#### DATA EXCERPT:
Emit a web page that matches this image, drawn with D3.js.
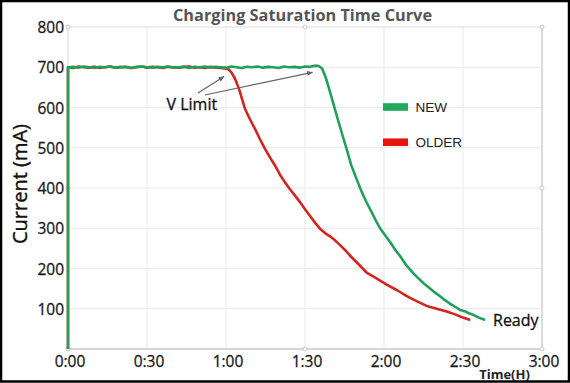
<!DOCTYPE html>
<html><head><meta charset="utf-8">
<script src="https://cdn.jsdelivr.net/npm/d3@7"></script>
<style>body{margin:0;background:#fff}svg{display:block}</style>
</head><body><svg id="c" width="570" height="383"></svg>
<script>
// ---- data (minutes, mA) ----
const title = "Charging Saturation Time Curve";
const xTicks = [0, 30, 60, 90, 120, 150, 180];
const xTickLabels = ["0:00", "0:30", "1:00", "1:30", "2:00", "2:30", "3:00"];
const yTicks = [100, 200, 300, 400, 500, 600, 700, 800];
const seriesNames = ["NEW", "OLDER"];

const newTime = [0, 0, 2, 4, 6, 8, 10, 12, 14, 16, 18, 20, 22, 24, 26, 28, 30, 32, 34, 36, 38, 40, 42, 44, 46, 48, 50, 52, 54, 56, 58, 60, 62, 64, 66, 68, 70, 72, 74, 76, 78, 80, 82, 84, 86, 88, 90, 92, 93.8, 95.2, 96.5, 98, 99.5, 102, 104, 105.8, 107.5, 109.6, 111.5, 113.4, 115.3, 117, 118.5, 120.5, 122.3, 124.2, 126.1, 128.6, 131, 133, 134.9, 137, 139, 141.3, 143, 145, 147, 148.9, 151, 152.5, 153.9, 156, 158.4];
const newValue = [0, 700, 701, 699, 702, 700, 698, 701, 700, 702, 699, 701, 700, 698, 701, 702, 700, 699, 701, 700, 702, 699, 700, 701, 698, 701, 700, 702, 699, 701, 700, 699, 702, 700, 698, 701, 700, 702, 699, 701, 700, 698, 702, 700, 701, 699, 702, 701, 704, 703, 697, 672, 639, 581, 536, 497, 458, 422, 391, 364, 340, 318, 300, 282, 266, 247, 231, 207, 189, 176, 164, 153, 142, 131, 122, 113, 105, 97, 93, 88, 85, 78, 72];

const olderTime = [0, 0, 2, 4, 6, 8, 10, 12, 14, 16, 18, 20, 22, 24, 26, 28, 30, 32, 34, 36, 38, 40, 42, 44, 46, 48, 50, 52, 54, 56, 58, 59.6, 60.9, 62, 63.4, 65, 67.2, 69, 71, 73, 74.8, 76.7, 78.6, 80.5, 82.4, 84.3, 86.2, 88.1, 90, 92, 93.8, 95.7, 97.6, 99.5, 101.4, 103.3, 105.5, 108, 110, 113.4, 117, 121, 125, 127.5, 129.9, 133, 136.2, 140, 143.8, 147, 150, 152.7];
const olderValue = [0, 700, 698, 702, 700, 699, 701, 698, 700, 702, 699, 700, 701, 698, 700, 702, 699, 701, 700, 698, 701, 700, 699, 701, 702, 699, 700, 698, 701, 699, 698, 697, 695, 688, 672, 645, 597, 572, 547, 520, 497, 476, 456, 433, 414, 397, 381, 365, 347, 330, 314, 299, 288, 280, 270, 258, 244, 226, 213, 190, 176, 160, 146, 136, 127, 117, 107, 100, 93, 86, 78, 72];

// ---- layout ----
const svg = d3.select("#c");
const W = 570, H = 383;
const x = d3.scaleLinear().domain([0, 180]).range([68, 542]);
const y = d3.scaleLinear().domain([0, 800]).range([349, 27]);
const green = "#22a05a", red = "#d0261e";
const font = "'Open Sans', 'Noto Sans', sans-serif";

svg.append("rect").attr("x", 0).attr("y", 0).attr("width", W).attr("height", H).attr("fill", "#fff");

// grid
const g = svg.append("g");
g.selectAll("line.gx").data(xTicks.slice(1, -1)).join("line")
  .attr("x1", d => x(d)).attr("x2", d => x(d)).attr("y1", y(800)).attr("y2", y(0))
  .attr("stroke", "#e9e9e9").attr("stroke-width", 1);
g.selectAll("line.gy").data(yTicks.slice(0, -1)).join("line")
  .attr("x1", x(0)).attr("x2", x(180)).attr("y1", d => y(d)).attr("y2", d => y(d))
  .attr("stroke", "#e9e9e9").attr("stroke-width", 1);
// frame
g.append("line").attr("x1", x(0)).attr("x2", x(180)).attr("y1", y(800)).attr("y2", y(800)).attr("stroke", "#dcdcdc").attr("stroke-width", 1.2);
g.append("line").attr("x1", x(180)).attr("x2", x(180)).attr("y1", y(800)).attr("y2", y(0)).attr("stroke", "#cfcfcf").attr("stroke-width", 1.5);
g.append("line").attr("x1", x(0)).attr("x2", x(0)).attr("y1", y(800)).attr("y2", y(0)).attr("stroke", "#dcdcdc").attr("stroke-width", 1.2);
g.append("line").attr("x1", x(0)).attr("x2", x(180)).attr("y1", y(0)).attr("y2", y(0)).attr("stroke", "#c8c8c8").attr("stroke-width", 1.5);

// handles
const hx = [0, 90, 180], hy = [0, 400, 800];
const handles = [];
hx.forEach(a => hy.forEach(b => { if (!(a === 90 && b === 400)) handles.push([a, b]); }));
svg.selectAll("circle.h").data(handles).join("circle")
  .attr("cx", d => x(d[0])).attr("cy", d => y(d[1])).attr("r", 2)
  .attr("fill", "#fff").attr("stroke", "#bbb").attr("stroke-width", 0.8);

// axes
const xAxis = d3.axisBottom(x).tickValues(xTicks).tickSize(0).tickPadding(0)
  .tickFormat((d, i) => xTickLabels[i]);
const xa = svg.append("g").attr("transform", `translate(1.5,${y(0) + 17.5})`).call(xAxis);
xa.select(".domain").remove();
xa.selectAll("text").attr("font-family", font).attr("font-size", 15.5).attr("fill", "#1a1a1a")
  .attr("stroke", "#1a1a1a").attr("stroke-width", 0.3).attr("dy", 0);

const yAxis = d3.axisLeft(y).tickValues(yTicks).tickSize(0).tickPadding(4);
const ya = svg.append("g").attr("transform", `translate(${x(0)},0)`).call(yAxis);
ya.select(".domain").remove();
ya.selectAll("text").attr("font-family", font).attr("font-size", 15.5).attr("fill", "#1a1a1a")
  .attr("stroke", "#1a1a1a").attr("stroke-width", 0.3).attr("dy", "0.36em");

// lines
const line = d3.line().x(d => x(d[0])).y(d => y(d[1]));
const olderPts = olderTime.map((t, i) => [t, olderValue[i]]);
const newPts = newTime.map((t, i) => [t, newValue[i]]);
svg.append("path").attr("d", line(olderPts)).attr("fill", "none").attr("stroke", red).attr("stroke-width", 2.6).attr("stroke-linejoin", "round");
svg.append("path").attr("d", line(newPts)).attr("fill", "none").attr("stroke", green).attr("stroke-width", 2.6).attr("stroke-linejoin", "round");

// title
svg.append("text").attr("x", 302.5).attr("y", 21).attr("text-anchor", "middle")
  .attr("font-family", font).attr("font-weight", "bold").attr("font-size", 16.3).attr("fill", "#555").text(title);

// y label
svg.append("text").attr("transform", `translate(27,184) rotate(-90)`).attr("text-anchor", "middle")
  .attr("font-family", font).attr("font-size", 20).attr("fill", "#111")
  .attr("stroke", "#111").attr("stroke-width", 0.4).text("Current (mA)");

// x label
svg.append("text").attr("x", 504.5).attr("y", 378.5).attr("text-anchor", "middle")
  .attr("font-family", font).attr("font-weight", "bold").attr("font-size", 13).attr("fill", "#222").text("Time(H)");

// Ready
svg.append("text").attr("x", 493).attr("y", 326).attr("font-family", font).attr("font-size", 16)
  .attr("fill", "#111").attr("stroke", "#111").attr("stroke-width", 0.3).text("Ready");

// V Limit annotation
svg.append("defs").append("marker").attr("id", "ah").attr("viewBox", "0 0 10 10").attr("refX", 9).attr("refY", 5)
  .attr("markerWidth", 7).attr("markerHeight", 6).attr("orient", "auto").attr("markerUnits", "userSpaceOnUse")
  .append("path").attr("d", "M0,1 L10,5 L0,9 Z").attr("fill", "#666");
svg.append("line").attr("x1", 198).attr("y1", 93).attr("x2", 224).attr("y2", 76.5).attr("stroke", "#666").attr("stroke-width", 1.2).attr("marker-end", "url(#ah)");
svg.append("line").attr("x1", 205).attr("y1", 95).attr("x2", 312.5).attr("y2", 72.3).attr("stroke", "#666").attr("stroke-width", 1.2).attr("marker-end", "url(#ah)");
svg.append("text").attr("x", 166.5).attr("y", 110).attr("font-family", font).attr("font-size", 16)
  .attr("fill", "#111").attr("stroke", "#111").attr("stroke-width", 0.3).text("V Limit");

// legend
const lg = svg.append("g");
const legColors = ["#1fa85a", "#e8140e"];
seriesNames.forEach((n, i) => {
  const cy = 107 + i * 35.2;
  lg.append("rect").attr("x", 383).attr("y", cy - 3.8).attr("width", 25).attr("height", 7.6).attr("fill", legColors[i]);
  lg.append("text").attr("x", 415.5).attr("y", cy + 4.8).attr("font-family", "'Liberation Sans', Arial, sans-serif")
    .attr("font-size", 13.5).attr("fill", "#222").text(n);
});

// outer border
svg.append("rect").attr("x", 1).attr("y", 1).attr("width", W - 2).attr("height", H - 2.5)
  .attr("fill", "none").attr("stroke", "#000").attr("stroke-width", 2.5);
</script></body></html>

#### TASK DETAILS:
Begin at the top of the material above and output each line exactly, stopping after the line that holds "85, 78, 72];". Leave out pictures.

#### SOLUTION TO THIS PROBLEM:
Emit a web page that matches this image, drawn with D3.js.
<!DOCTYPE html>
<html><head><meta charset="utf-8">
<script src="https://cdn.jsdelivr.net/npm/d3@7"></script>
<style>body{margin:0;background:#fff}svg{display:block}</style>
</head><body><svg id="c" width="570" height="383"></svg>
<script>
// ---- data (minutes, mA) ----
const title = "Charging Saturation Time Curve";
const xTicks = [0, 30, 60, 90, 120, 150, 180];
const xTickLabels = ["0:00", "0:30", "1:00", "1:30", "2:00", "2:30", "3:00"];
const yTicks = [100, 200, 300, 400, 500, 600, 700, 800];
const seriesNames = ["NEW", "OLDER"];

const newTime = [0, 0, 2, 4, 6, 8, 10, 12, 14, 16, 18, 20, 22, 24, 26, 28, 30, 32, 34, 36, 38, 40, 42, 44, 46, 48, 50, 52, 54, 56, 58, 60, 62, 64, 66, 68, 70, 72, 74, 76, 78, 80, 82, 84, 86, 88, 90, 92, 93.8, 95.2, 96.5, 98, 99.5, 102, 104, 105.8, 107.5, 109.6, 111.5, 113.4, 115.3, 117, 118.5, 120.5, 122.3, 124.2, 126.1, 128.6, 131, 133, 134.9, 137, 139, 141.3, 143, 145, 147, 148.9, 151, 152.5, 153.9, 156, 158.4];
const newValue = [0, 700, 701, 699, 702, 700, 698, 701, 700, 702, 699, 701, 700, 698, 701, 702, 700, 699, 701, 700, 702, 699, 700, 701, 698, 701, 700, 702, 699, 701, 700, 699, 702, 700, 698, 701, 700, 702, 699, 701, 700, 698, 702, 700, 701, 699, 702, 701, 704, 703, 697, 672, 639, 581, 536, 497, 458, 422, 391, 364, 340, 318, 300, 282, 266, 247, 231, 207, 189, 176, 164, 153, 142, 131, 122, 113, 105, 97, 93, 88, 85, 78, 72];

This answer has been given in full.